DIRECTIONS>
Copy everything from the line with "Recreate this image" down to the line with "Arial, Helvetica, sans-serif';", inclusive of both, exactly as written; leave out all pictures.

Records with drawing code:
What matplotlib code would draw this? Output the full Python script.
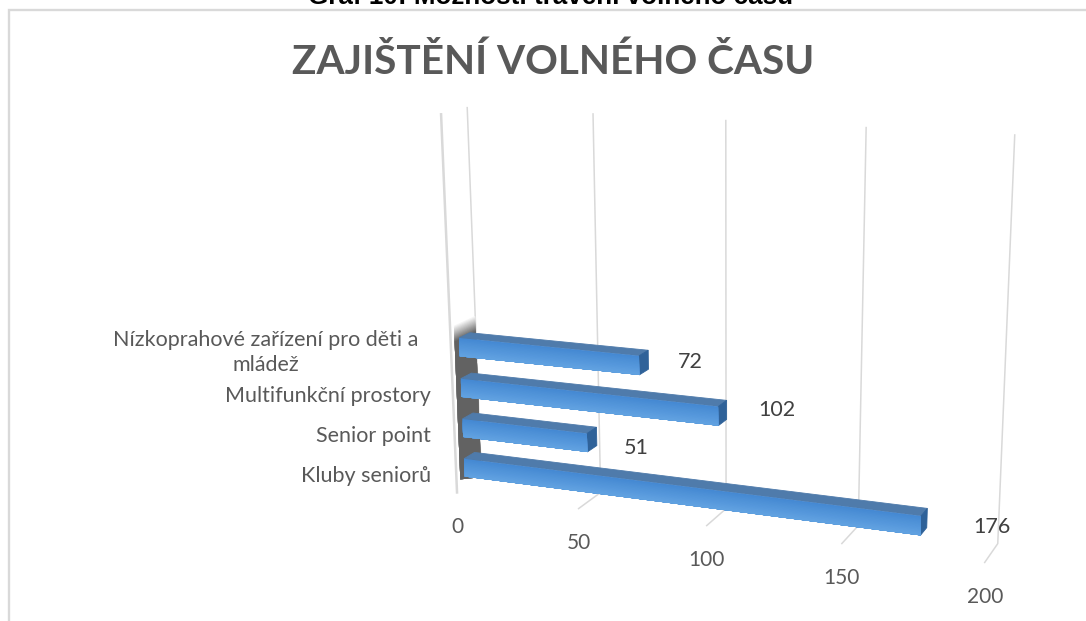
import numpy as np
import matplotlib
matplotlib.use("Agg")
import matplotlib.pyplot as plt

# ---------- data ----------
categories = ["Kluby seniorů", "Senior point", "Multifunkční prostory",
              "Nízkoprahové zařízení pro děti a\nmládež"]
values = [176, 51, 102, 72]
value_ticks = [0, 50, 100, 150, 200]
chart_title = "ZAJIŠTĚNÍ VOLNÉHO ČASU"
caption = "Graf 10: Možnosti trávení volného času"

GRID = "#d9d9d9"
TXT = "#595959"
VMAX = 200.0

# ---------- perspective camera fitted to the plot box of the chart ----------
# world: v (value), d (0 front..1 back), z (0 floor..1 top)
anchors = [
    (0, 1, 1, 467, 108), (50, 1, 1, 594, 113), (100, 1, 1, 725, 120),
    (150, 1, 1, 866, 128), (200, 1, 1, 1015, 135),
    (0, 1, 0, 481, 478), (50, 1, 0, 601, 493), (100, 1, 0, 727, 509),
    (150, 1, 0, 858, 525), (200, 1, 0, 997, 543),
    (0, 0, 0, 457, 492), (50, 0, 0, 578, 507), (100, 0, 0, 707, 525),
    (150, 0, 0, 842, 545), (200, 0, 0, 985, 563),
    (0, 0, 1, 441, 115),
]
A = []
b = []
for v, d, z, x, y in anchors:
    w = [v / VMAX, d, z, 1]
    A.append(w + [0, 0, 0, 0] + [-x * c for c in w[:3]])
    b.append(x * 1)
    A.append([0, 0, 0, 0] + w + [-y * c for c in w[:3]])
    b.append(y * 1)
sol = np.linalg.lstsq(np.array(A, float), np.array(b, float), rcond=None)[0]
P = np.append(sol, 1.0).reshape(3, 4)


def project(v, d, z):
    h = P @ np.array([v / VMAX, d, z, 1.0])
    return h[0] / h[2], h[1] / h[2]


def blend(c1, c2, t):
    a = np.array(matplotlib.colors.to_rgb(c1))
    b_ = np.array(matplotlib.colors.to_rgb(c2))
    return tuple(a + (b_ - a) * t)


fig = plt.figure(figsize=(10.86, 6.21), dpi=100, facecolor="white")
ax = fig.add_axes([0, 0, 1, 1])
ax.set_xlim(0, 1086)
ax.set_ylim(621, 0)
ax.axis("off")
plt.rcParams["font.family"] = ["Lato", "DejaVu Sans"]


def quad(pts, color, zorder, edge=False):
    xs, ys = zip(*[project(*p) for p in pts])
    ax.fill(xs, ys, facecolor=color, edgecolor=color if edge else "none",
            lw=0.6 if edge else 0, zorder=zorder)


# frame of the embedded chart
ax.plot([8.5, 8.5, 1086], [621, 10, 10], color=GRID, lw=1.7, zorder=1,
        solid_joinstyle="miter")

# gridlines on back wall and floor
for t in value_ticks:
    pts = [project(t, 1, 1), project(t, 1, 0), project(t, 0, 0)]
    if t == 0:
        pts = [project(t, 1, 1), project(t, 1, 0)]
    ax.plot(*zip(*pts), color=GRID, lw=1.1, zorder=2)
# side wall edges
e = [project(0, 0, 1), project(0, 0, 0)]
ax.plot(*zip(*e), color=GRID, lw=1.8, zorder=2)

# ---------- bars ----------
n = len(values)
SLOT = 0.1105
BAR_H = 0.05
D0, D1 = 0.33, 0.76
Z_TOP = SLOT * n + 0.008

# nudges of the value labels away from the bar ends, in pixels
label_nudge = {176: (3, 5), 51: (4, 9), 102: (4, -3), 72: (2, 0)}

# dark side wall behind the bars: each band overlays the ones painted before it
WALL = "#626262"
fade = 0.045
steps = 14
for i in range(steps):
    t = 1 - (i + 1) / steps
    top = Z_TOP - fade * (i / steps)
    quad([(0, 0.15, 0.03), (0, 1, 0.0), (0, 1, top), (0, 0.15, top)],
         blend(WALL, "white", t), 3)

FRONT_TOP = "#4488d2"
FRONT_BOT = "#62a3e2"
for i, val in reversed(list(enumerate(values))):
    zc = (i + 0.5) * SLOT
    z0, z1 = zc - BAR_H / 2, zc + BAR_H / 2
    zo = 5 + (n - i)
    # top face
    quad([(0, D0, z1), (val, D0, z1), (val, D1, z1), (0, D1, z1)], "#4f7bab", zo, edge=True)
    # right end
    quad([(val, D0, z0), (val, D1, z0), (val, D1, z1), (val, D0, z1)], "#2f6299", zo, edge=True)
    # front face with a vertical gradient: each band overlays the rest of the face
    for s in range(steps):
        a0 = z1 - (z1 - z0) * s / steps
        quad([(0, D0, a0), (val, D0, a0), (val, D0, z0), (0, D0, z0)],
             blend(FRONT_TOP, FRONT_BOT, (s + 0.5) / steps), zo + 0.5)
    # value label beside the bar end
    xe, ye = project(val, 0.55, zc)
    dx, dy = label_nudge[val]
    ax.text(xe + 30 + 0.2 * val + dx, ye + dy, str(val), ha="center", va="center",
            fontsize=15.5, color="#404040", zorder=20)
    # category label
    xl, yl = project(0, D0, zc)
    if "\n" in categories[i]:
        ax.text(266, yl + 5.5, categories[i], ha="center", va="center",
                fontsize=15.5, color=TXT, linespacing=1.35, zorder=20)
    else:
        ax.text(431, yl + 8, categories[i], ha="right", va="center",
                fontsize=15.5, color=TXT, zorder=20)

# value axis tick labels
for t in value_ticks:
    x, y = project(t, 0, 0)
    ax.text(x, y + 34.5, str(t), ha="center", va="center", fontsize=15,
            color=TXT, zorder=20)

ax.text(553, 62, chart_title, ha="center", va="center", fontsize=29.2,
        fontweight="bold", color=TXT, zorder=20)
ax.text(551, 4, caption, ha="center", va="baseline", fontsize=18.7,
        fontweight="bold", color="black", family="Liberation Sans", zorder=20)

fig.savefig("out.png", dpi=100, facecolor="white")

* * *

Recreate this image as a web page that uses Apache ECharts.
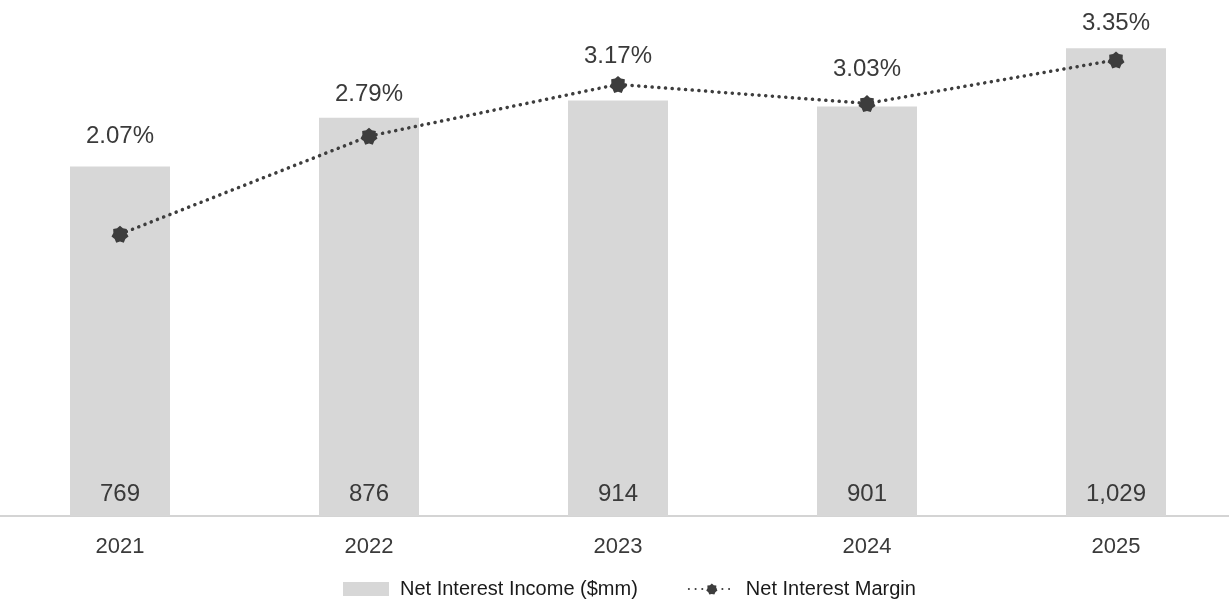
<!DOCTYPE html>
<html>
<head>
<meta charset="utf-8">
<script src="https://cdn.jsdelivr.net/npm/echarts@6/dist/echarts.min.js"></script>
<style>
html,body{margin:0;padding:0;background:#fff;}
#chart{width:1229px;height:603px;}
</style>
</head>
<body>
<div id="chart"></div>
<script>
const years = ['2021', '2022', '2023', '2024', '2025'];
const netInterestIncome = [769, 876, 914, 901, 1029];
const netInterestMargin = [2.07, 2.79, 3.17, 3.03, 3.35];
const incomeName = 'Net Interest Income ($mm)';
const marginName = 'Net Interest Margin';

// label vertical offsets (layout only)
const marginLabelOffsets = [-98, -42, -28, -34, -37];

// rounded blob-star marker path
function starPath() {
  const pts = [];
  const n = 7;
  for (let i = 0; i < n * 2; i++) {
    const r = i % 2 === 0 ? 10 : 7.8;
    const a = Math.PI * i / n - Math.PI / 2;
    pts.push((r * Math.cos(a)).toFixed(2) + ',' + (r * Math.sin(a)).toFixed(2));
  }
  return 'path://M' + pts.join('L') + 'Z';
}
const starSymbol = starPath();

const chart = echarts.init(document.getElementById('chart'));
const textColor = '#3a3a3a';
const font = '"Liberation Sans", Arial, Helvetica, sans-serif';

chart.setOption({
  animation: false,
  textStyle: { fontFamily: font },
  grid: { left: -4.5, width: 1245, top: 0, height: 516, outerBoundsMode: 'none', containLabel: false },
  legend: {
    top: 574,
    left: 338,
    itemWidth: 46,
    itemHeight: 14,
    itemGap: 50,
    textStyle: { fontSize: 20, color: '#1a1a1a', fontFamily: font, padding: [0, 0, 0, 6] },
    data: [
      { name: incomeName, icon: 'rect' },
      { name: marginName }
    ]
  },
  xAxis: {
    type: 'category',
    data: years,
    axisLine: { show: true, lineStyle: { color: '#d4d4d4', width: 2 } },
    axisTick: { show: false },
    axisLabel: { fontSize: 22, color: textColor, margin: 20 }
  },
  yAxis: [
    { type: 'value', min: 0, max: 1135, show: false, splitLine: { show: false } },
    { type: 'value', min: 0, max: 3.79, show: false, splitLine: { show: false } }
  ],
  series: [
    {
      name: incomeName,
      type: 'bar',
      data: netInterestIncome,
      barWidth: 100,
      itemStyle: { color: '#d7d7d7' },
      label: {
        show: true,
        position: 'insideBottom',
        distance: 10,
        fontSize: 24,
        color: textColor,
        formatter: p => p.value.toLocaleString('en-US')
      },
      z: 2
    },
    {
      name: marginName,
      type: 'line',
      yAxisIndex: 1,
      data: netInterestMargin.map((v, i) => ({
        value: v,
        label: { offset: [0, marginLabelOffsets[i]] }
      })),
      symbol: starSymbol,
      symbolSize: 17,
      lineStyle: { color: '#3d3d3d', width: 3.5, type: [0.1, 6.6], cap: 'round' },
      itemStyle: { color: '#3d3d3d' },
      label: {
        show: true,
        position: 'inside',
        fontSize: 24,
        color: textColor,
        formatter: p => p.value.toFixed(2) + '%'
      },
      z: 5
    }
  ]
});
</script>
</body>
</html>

---

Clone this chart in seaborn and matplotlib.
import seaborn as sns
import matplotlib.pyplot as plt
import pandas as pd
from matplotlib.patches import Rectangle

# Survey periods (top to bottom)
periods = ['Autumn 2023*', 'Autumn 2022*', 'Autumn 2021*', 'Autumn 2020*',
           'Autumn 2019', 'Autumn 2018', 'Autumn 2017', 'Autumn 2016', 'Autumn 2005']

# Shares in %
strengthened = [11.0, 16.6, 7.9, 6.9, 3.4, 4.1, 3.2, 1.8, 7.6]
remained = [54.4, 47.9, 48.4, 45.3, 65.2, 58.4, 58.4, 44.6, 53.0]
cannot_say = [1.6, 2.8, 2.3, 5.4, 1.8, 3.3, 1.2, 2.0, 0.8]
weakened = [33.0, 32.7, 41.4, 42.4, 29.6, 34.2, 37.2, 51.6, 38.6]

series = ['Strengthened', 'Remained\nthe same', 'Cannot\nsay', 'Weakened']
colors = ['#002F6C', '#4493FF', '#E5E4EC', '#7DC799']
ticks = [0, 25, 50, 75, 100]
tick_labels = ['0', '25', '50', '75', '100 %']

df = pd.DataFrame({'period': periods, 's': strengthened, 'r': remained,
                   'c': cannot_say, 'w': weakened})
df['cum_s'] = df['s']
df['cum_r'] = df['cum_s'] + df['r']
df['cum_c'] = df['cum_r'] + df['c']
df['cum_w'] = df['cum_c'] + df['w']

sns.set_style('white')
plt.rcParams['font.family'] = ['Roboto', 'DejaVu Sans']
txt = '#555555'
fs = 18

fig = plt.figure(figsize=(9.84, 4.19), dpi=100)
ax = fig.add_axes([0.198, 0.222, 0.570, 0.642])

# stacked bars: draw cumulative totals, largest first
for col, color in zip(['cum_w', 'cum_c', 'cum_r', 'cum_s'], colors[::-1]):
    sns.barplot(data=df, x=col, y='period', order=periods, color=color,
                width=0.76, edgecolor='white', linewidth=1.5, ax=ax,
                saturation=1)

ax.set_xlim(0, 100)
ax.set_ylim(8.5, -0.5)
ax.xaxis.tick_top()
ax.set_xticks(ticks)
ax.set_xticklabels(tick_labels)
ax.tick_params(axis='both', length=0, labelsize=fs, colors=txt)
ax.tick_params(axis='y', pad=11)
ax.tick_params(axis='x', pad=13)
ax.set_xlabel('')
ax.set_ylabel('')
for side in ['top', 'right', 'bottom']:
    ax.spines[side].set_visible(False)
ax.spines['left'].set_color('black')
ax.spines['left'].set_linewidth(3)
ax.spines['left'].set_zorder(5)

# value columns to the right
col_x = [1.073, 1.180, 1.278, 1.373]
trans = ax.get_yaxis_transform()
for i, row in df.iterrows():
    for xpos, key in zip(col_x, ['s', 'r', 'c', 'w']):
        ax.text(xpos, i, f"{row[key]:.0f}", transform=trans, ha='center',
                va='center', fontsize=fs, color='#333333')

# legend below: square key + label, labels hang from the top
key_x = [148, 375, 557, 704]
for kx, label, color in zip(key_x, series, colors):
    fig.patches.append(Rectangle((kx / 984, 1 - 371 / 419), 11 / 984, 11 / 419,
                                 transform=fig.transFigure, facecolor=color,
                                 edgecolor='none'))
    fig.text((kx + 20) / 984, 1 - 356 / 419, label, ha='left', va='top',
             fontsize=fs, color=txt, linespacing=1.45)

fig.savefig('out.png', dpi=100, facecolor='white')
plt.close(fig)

REPLY TO THE EXERCISE>
Recreate this image as a web page that uses Apache ECharts.
<!DOCTYPE html>
<html>
<head>
<meta charset="utf-8">
<script src="https://cdn.jsdelivr.net/npm/echarts@6/dist/echarts.min.js"></script>
<style>
html,body{margin:0;padding:0;background:#fff;}
#chart{width:1229px;height:603px;}
</style>
</head>
<body>
<div id="chart"></div>
<script>
const years = ['2021', '2022', '2023', '2024', '2025'];
const netInterestIncome = [769, 876, 914, 901, 1029];
const netInterestMargin = [2.07, 2.79, 3.17, 3.03, 3.35];
const incomeName = 'Net Interest Income ($mm)';
const marginName = 'Net Interest Margin';

// label vertical offsets (layout only)
const marginLabelOffsets = [-98, -42, -28, -34, -37];

// rounded blob-star marker path
function starPath() {
  const pts = [];
  const n = 7;
  for (let i = 0; i < n * 2; i++) {
    const r = i % 2 === 0 ? 10 : 7.8;
    const a = Math.PI * i / n - Math.PI / 2;
    pts.push((r * Math.cos(a)).toFixed(2) + ',' + (r * Math.sin(a)).toFixed(2));
  }
  return 'path://M' + pts.join('L') + 'Z';
}
const starSymbol = starPath();

const chart = echarts.init(document.getElementById('chart'));
const textColor = '#3a3a3a';
const font = '"Liberation Sans", Arial, Helvetica, sans-serif';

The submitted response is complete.